UK Vegan

“Hug a Slug,” Says Vegan Gardener

A vegan gardening expert has been mocked for encouraging gardeners to “hug a slug.” Matthew Appleby, deputy editor of UK magazine Horticulture Weekly, says that letting plants and vegetables die is a price worth paying for protecting the wellbeing of slugs, snails, and other garden insects.

In his new book, The Super Organic Gardener, Mr Appleby writes: “We should all metaphorically hug a slug. I am a huge fan of growing your own veg and plants but I also believe it’s better not to grow anything than to kill any wildlife.”

He also bemoans the use of bird feeders, accusing gardeners who own them of “sentimentalizing their gardens” in an effort to create a “private zoo.” He said they do little to help birds survive in their natural habitat and end up attracting cats, foxes, squirrels, and rats.

But his comments have been met with widespread derision. The naturalist and wildlife gardener Chris Baines claimed his hug a slug the idea was “just a sensationalist slogan.”

He said: “Gardens and gardeners have had a profound beneficial effect on wildlife that is struggling in the wider countryside. Bird feeders and bird baths are not a private zoo. Birds that people enjoy in their gardens have a rough time in suburbia.”

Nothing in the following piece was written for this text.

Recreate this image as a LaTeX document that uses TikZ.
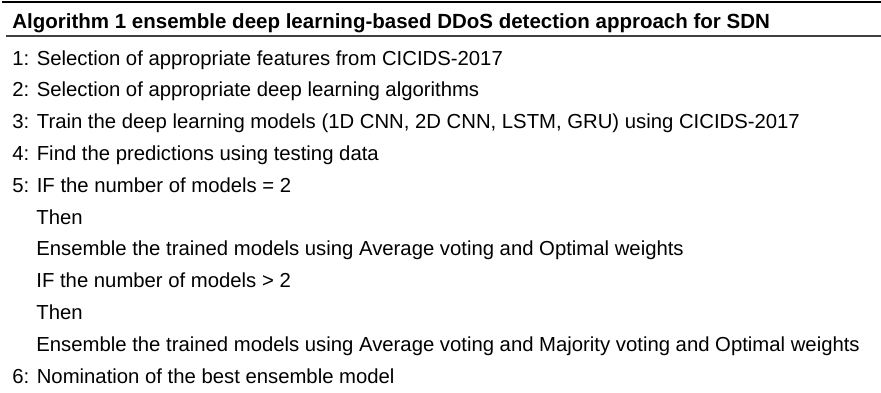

And The Royal Society for the Protection of Birds also criticized Mr Appleby’s call for gardeners to ditch their bird feeders.

An RSPB spokesman said: “Feeding garden birds is a fantastic and important thing to do. Not only does it help birds that might struggle to find food in the wider countryside, it also brings joy to a lot of people and is a brilliant way of getting children interested in nature at an early age, too.”